Mahouts are trained elephant handlers. They traditionally pair up with a single elephant for life, an arrangement that ensures that each is dependant on the other for employment and survival. Typically employed in the logging industry until the practice was banned in 1989, mahouts and elephants alike have suffered the loss of income from logging. Now employed by the Institute, some of these mahouts utilize their skills to help conservation efforts and educate visitors about the elephants.
We met our first mahout after hitching a ride with some denim-clad workers headed for the camp's center, about 2 km from the tourist information building at the entrance. J.R. spoke fluid English and was to be our guide for the "Mahout Training" day we had arranged through the travel agent in Chiang Mai.
Food and shelter for these two-ton mammals does not come cheap, and organizers have had to invent ways to insure the steady flow of funds to the Institute. One creative solution has been to offer opportunities to tourists like us who desire an intimate but eco-friendly experience with these awesome creatures.
Another way the Institute supports itself is through "Mahout Training" and "Home-stay" packages offered to visitors like us. For $33 each, we had the unique opportunity to get up close and personal - and dirty - with our own personal elephant for the day. I met my elephant, Sat-tit, after a brief discussion of our itinerary with our English-speaking guide, J.R. Wearing our supremely attractive training uniforms - baggy denim pajama pants and a parachute-like jacket - we gathered nervously at the show ring and waited for our elephants to be brought out.
My petite girlfriend, Dawn, was the first to be introduced to her elephant.

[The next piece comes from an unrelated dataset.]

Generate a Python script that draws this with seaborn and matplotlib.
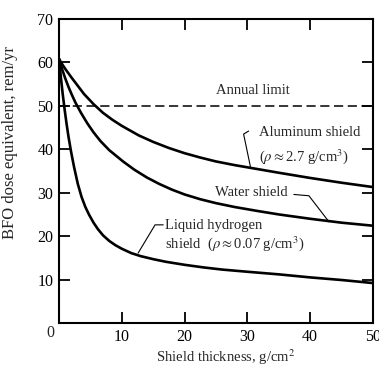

Big as he was, I thought, okay, that's not too bad. I can handle this. Then came Katie's elephant, a slightly larger, medium-sized elephant to match her medium-sized frame. Detecting a pattern to the matches, my stomach began to flutter since, at 6 feet tall, I was clearly the grande in our trio.
When Sat-tit arrived on the scene, our reactions were surprisingly understated.
"Whoa," Dawn observed. "He's a big one."
Towering above the other elephants, Sat-tit was an undulating wall of gray flesh welded together by a maze of leathery creases sparsely covered with spiky hair. Like a crazed mountain climber shunning ropes and safety harness, the tiny Thai mahout who was to become my guru uttered a fluid command, grabbed hold of Sat-tit's ear and grinned down at me from his perch aboard the giant elephant's head before I could say, "What the--?"
Seconds later, he stood on the ground next to me and motioned up, towards the head of the elephant. Uncomprehending, I stared at him as he motioned a few more times. Finally, I understood that I was to mount the elephant.
What, no introduction? I thought. No saddle? Where's the stirrup?
Never one to back down from a challenge - and unable to say "no thank you" in Thai - I tentatively grabbed an ear, mumbled "Song soong!" and scrambled for traction as my feet slid fruitlessly along Sat-tit's abdomen and obligingly uplifted leg. Firmly on the ground again, I watched carefully as the mahout motioned Grab his ear firm! You no hurt him! and scampered on and off the elephant's back a few more times to prove his point.
After much exertion and inelegantly hurling myself at his shoulders, I finally succeeded in mounting Sat-tit's massive body. Atop this lofty perch, I felt a temporary surge of confidence. With his boulder-sized head clenched between my knees, I marveled at my minor accomplishment. I was high above everyone! Now all I had to do was hold on!
"Hap Soong!" the mahout commanded, shattering my confidence as he motioned that now I would have to climb down! Playing at the up and down game for most of an hour, I was at last left alone aboard Sat-tit, subject only to the elephant's will and the confines of the show-ring. As he ambled towards a large water trough, a great river of urine erupted beneath me. Large colonies of ants were washed away as my elephant relieved himself and I hurried to pull my legs up and away from the backsplash.
In 2002, Princess Galyani of Thailand took the Institute under her patronage, providing some relief to the financial burden of feeding and caring for the 2-ton mammals and their handlers. However, fundraising is still a problematic and ongoing process. The Institute puts on an elephant show twice daily, where the mammoth residents display their various talents at painting, log-pushing and even musical performance. Though more interesting that the average circus-style performance, the Institute's real draw is not these rehearsed shows but the one-on-one time with the elephants. Being elbow-deep in elephant dung or bruised and battered from encounters with your new pachyderm friend may not sound like your ideal vacation, but let me advice you: try it. Try it. I wouldn't have traded a single sweating, stinking moment of it.